2,000 restaurants. The World Cup target. At this scale, 38,000 concurrent SignalR connections is a realistic peak - kitchen displays, printer stations, waiter apps, customer apps, and admin dashboards all maintaining persistent connections. Azure SignalR Service handles the connection overhead. Our backend handles the business logic. The separation matters.

At 2,000 restaurants, P50 latency held at 160ms. Error rate: under 1.3%.

One piece of the 2,000-restaurant picture that load simulation doesn’t fully capture: geography. Lunch rush in Mexico City doesn’t hit at the same time as dinner service in Cancun. The demand curve isn’t a single spike - it’s a rolling wave that moves across time zones and meal service windows. We built scheduled autoscaling warmup windows timed to regional meal service hours rather than relying entirely on reactive autoscaling. At the volumes we’re targeting, reactive scaling has a cold-start cost that shows up in P95 latency during ramp events. The scheduled warmup absorbs that.

Architecture Is the Plan

The four days between the 21-second result and the 160ms result didn’t involve rewriting the application. The data model didn’t change. The API surface didn’t change. The core ordering flow didn’t change.

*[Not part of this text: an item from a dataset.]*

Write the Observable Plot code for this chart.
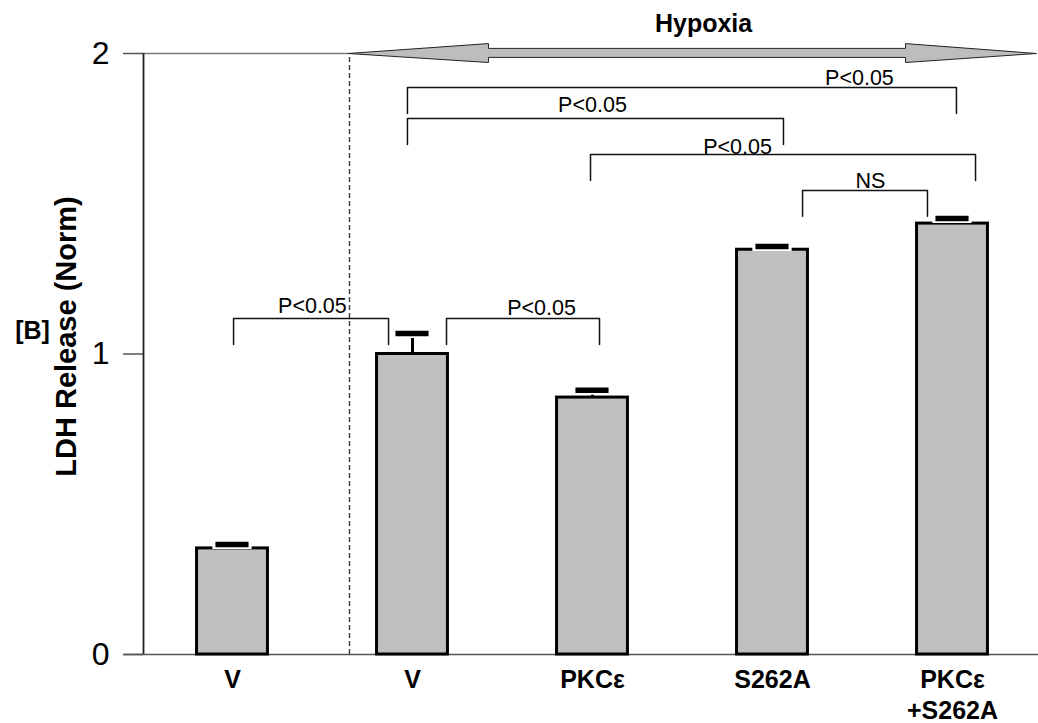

What changed was the lifetime management of DbContext instances in background work, the path between audit events and the database, the connection pool configuration, and the retry strategy behavior inside advisory locks. Four targeted interventions, each addressing a specific failure mode that the load test exposed.

This is what load testing is actually for. Not confirmation that a system works - you can get that from unit tests and staging environments. Load testing is the controlled environment where the assumptions your architecture makes about its own behavior get tested against reality. The 21-second P50 wasn’t a bug. It was the architecture telling us where its assumptions were wrong.

Architecture is the plan; load testing is the truth.